Man schreibt immer für seine Klasse. Denkt heute jemand noch in Begriffen wie Klasse? Kosumentenklassen vielleicht.Kunst und Konsum eignen sich, nach Bourdieu, bekanntlich glänzend zur Erfüllung einer gesellschaftlichen Funktion: der Legitimierung sozialer Unterschiede.

Andreas Koch hat mich gebeten, etwas zu Kunst und Kritik, oder Kunstkritik zu schreiben. Ist das Kritik an Kunst, oder an Bildern, oder an der durch die Kunst hindurch scheinenden Bildung? Oder ist Kunstkritik, dies kritisch berauschendes Paradoxon – eine moralische Instanz, an der sich alles, also das Leben in seiner Gesamtheit, zu messen hat?

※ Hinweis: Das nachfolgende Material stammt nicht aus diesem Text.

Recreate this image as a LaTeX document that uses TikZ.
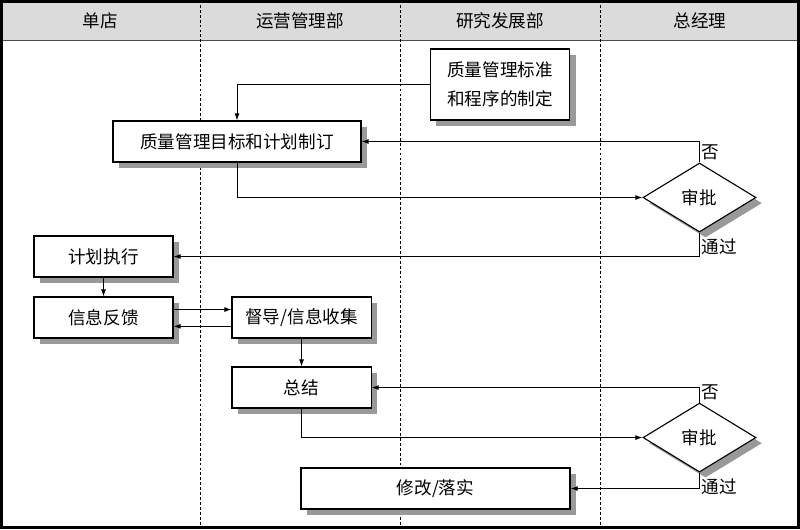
\documentclass[tikz,border=0pt]{standalone}
\usepackage{fontspec}
\setmainfont{Noto Sans CJK SC}
\usetikzlibrary{arrows.meta, positioning, shapes.geometric, shadows}

\begin{document}
\begin{tikzpicture}[x=0.025cm,y=-0.025cm,node distance=2cm,on grid,>={Latex[length=5pt,width=3.5pt]},
      every node/.style={font=\fontsize{12.5}{14}\selectfont},
      task/.style={draw,thick,fill=white,minimum height=1.025cm,minimum width=3.475cm,align=center,
        drop shadow={shadow xshift=0.15cm,shadow yshift=-0.14cm,fill=black!40,opacity=1}},
      check/.style={diamond,draw,thick,fill=white,minimum width=2.825cm,minimum height=1.725cm,inner sep=0pt,
        drop shadow={shadow xshift=0.15cm,shadow yshift=-0.14cm,fill=black!40,opacity=1}},
      lane/.style={dash pattern=on 2pt off 1.5pt,thin},
      flow/.style={->,semithick},
      tag/.style={inner sep=1.5pt}]
      \useasboundingbox (0,0) rectangle (800,529);
      % header and swimlanes
      \fill[black!14] (0,0) rectangle (800,40);
      \draw[black!70] (0,40) -- (800,40);
      \foreach \x in {200,400,600}
        \draw[lane] (\x,0) -- (\x,529);
      \foreach \x/\t [count=\i] in {100/单店,300/运营管理部,500/研究发展部,700/总经理}
        \node (h_\i) at (\x,21) {\t};
      \draw[line width=2pt] (1.5,1.5) rectangle (798.5,527.5);
      % steps
      \node[task,minimum width=3.475cm,minimum height=1.775cm,font=\fontsize{12.5}{20.5}\selectfont]
        (std) at (500,84.5) {质量管理标准\\和程序的制定};
      \node[task,minimum width=6.2cm]  (goal) at (237,141.5) {质量管理目标和计划制订};
      \node[check]  (chk_1) at (699.5,197.5) {审批};
      \node[task]   (plan) at (103.5,256.5) {计划执行};
      \node[task]   (fb) [below=1.525cm of plan] {信息反馈};
      \node[task]   (sup) [right=4.95cm of fb] {督导/信息收集};
      \node[task]   (sum) [below=1.75cm of sup] {总结};
      \node[check]  (chk_2) [below=6cm of chk_1] {审批};
      \node[task,minimum width=6.725cm] (fix) at (435.5,488.5) {修改/落实};
      % labels
      \node[tag,anchor=south west] (no_1) at (chk_1.north) {否};
      \node[tag,anchor=north west,yshift=-1mm] (ok_1) at (chk_1.south) {通过};
      \node[tag,anchor=south west] (no_2) at (chk_2.north) {否};
      \node[tag,anchor=north west,yshift=-1mm] (ok_2) at (chk_2.south) {通过};
      % connectors
      \draw[flow] (std.west) -| (goal.north);
      \draw[flow] (goal.south) |- (chk_1.west);
      \draw[flow] (chk_1.north) |- (goal.east);
      \draw[flow] (chk_1.south) |- (plan.east);
      \path[flow] (plan) edge (fb)
        (sup) edge (sum);
      \draw[flow] ([yshift=2mm]fb.east) -- ([yshift=2mm]sup.west);
      \draw[flow] ([yshift=-2.2mm]sup.west) -- ([yshift=-2.2mm]fb.east);
      \draw[flow] (chk_2.north) |- (sum.east);
      \draw[flow] (sum.south) |- (chk_2.west);
      \draw[flow] (chk_2.south) |- (fix.east);
    \end{tikzpicture}
\end{document}
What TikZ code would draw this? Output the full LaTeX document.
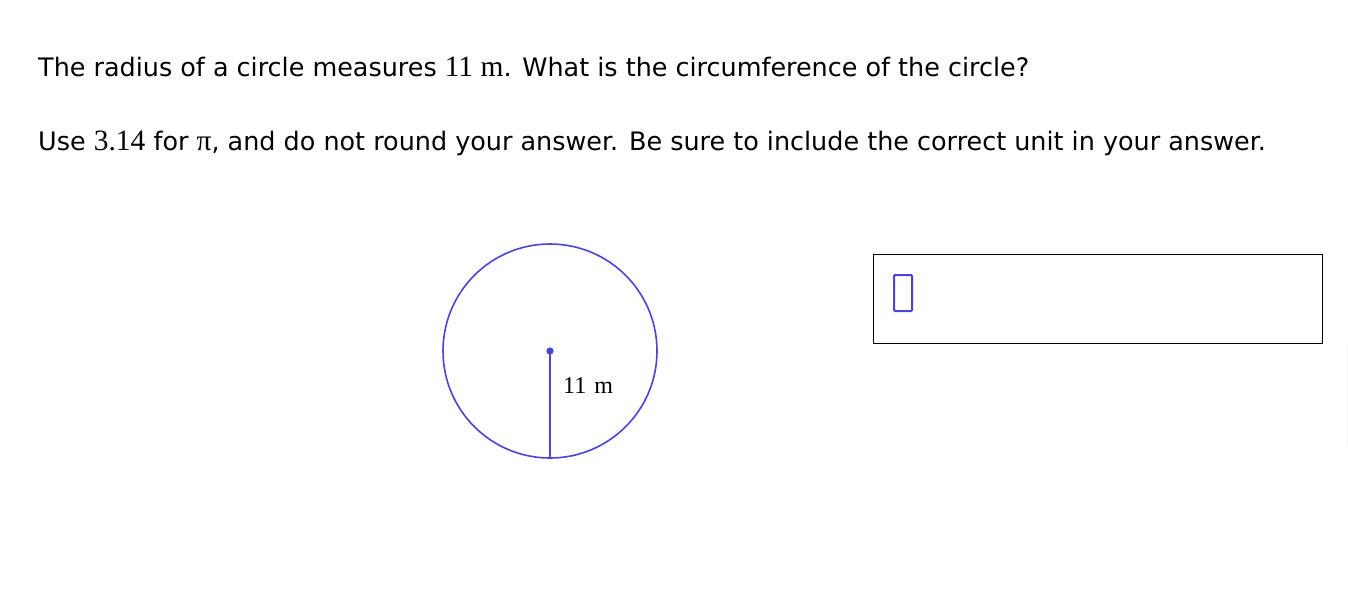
\documentclass[tikz,border=0pt]{standalone}
\usepackage{fontspec}
\setmainfont{DejaVu Sans}
\newfontfamily\serifm{Liberation Serif}
\definecolor{cblue}{RGB}{76,68,216}
\begin{document}
\begin{tikzpicture}[x=1pt,y=-1pt,
  qtext/.style={anchor=base west,inner sep=0pt,font=\fontsize{25.45}{28}\selectfont},
  blueline/.style={draw=cblue,line width=1.6pt}]
\useasboundingbox[fill=white] (0,0) rectangle (1348,598);
\node[qtext] (l1) at (38,76) {The radius of a circle measures {\serifm\fontsize{29.5}{30}\selectfont 11 m}. What is the circumference of the circle?};
\node[qtext] (l2) at (38,150) {Use {\serifm\fontsize{29.5}{30}\selectfont 3.14} for {\serifm\fontsize{29.5}{30}\selectfont π}, and do not round your answer. Be sure to include the correct unit in your answer.};
\coordinate (c) at (550,351);
\node[circle,blueline,minimum size=214pt,inner sep=0pt] (circ) at (c) {};
\draw[blueline] (c) -- (circ.south);
\fill[cblue] (c) circle (3.6pt);
\node[anchor=base west,inner sep=0pt,font=\serifm\fontsize{24}{26}\selectfont] (lab) at (563,393) {11\,\,m};
\node[draw=black,line width=0.8pt,minimum width=449pt,minimum height=89pt,inner sep=0pt,anchor=north west] (box) at (873,254) {};
\node[draw=cblue,line width=2pt,rounded corners=1pt,minimum width=18pt,minimum height=36pt,inner sep=0pt,anchor=north west] (cursor) at (893,274) {};
\draw[gray!8,line width=1pt] (1347,345) -- (1347,445);
\end{tikzpicture}
\end{document}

N: „…eine amorphe Unterschicht, und die aufgeweichten Konturen der ausgebeuteten Klasse sind kein Einwand gegen den Klassenkampf als die richtige politische Strategie.“ (René Pollesch)

Schreiben, und ich vermute darum geht es bei dieser Anfrage, fängt bei jedem mit dem Lesen an, diesem Passepartout zur Welt der Erwachsenen. Man lernt einen gesellschaftlichen Code. In diesem Sinne ist die Bibel und Martin Luther die größte, vielleicht weltweit größte Alphabetisierungskampagne. Ich las erst mit vierzehn Jahren mein erstes Buch – „Das Milchauto“ war meine Initialzündung. Nicht dass meine Eltern keine Bücher zu Haus gehabt hätten. Meine Eltern kommen aus einer Beamten- und einer Handwerkerfamilie, beide mit evangelischem Hintergrund. Beide Elternteile kulturinteressiert bis kulturgläubig. Mehrgeschossiger sozialer Siedlungsbau.

Wer Kultur sagt, ist schon gegen sie – Adorno? Doch man soll bekanntlich das, was einem leicht fällt, kultivieren, schwer wird’s mit der Zeit von alleine. So lautete mein Leitspruch nach einigen Jahren an der Kunsthochschule.

Dass ich so spät anfing zu lesen hing mit meiner Unfähigkeit zusammen, meinen Körper konzentrisch auszurichten, also mich zu konzentrieren. Nach dem Milchauto las ich „Hier und Jetzt“, ein Jugendbuch über ein ungleiches Brüderpaar. Dann „Wunschloses Unglück“ von Peter Handke, fünfmal weil ich es nicht so verstand. Noch schlimmer, ich verstand nicht, warum ich es nicht zu verstehen vermochte, lagen doch alle Wörter offen vor mir. Eine Magie, die mir später bei Marguerite Duras und Emmanuel Bove wieder begegnete. Als ich Jahrzehnte später Handkes Erzählung über seine Mutter erneut las, las ich auch die Geschichte des Vierzehnjährigen, der ich einmal war, mit. Auch wenn die Geschichte jetzt deutlich vor mir lag, wusste ich, dass sie bereits der Vierzehnjährige, wenn auch nur intuitiv, verstanden hatte. Fazit: Zur Geschichte des Lesens gehört immer auch eine Form der Selbstbegeisterung und die Fähigkeit sich seine eigene Geschichte, hier die des Lesens, erzählen zu können. Doch das erste Wunder des Lesens bestand zunächst in der ergreifenden Erfahrung, eine Erzählung an einem Stück durchlesen zu können – ein erhabenes Gefühl.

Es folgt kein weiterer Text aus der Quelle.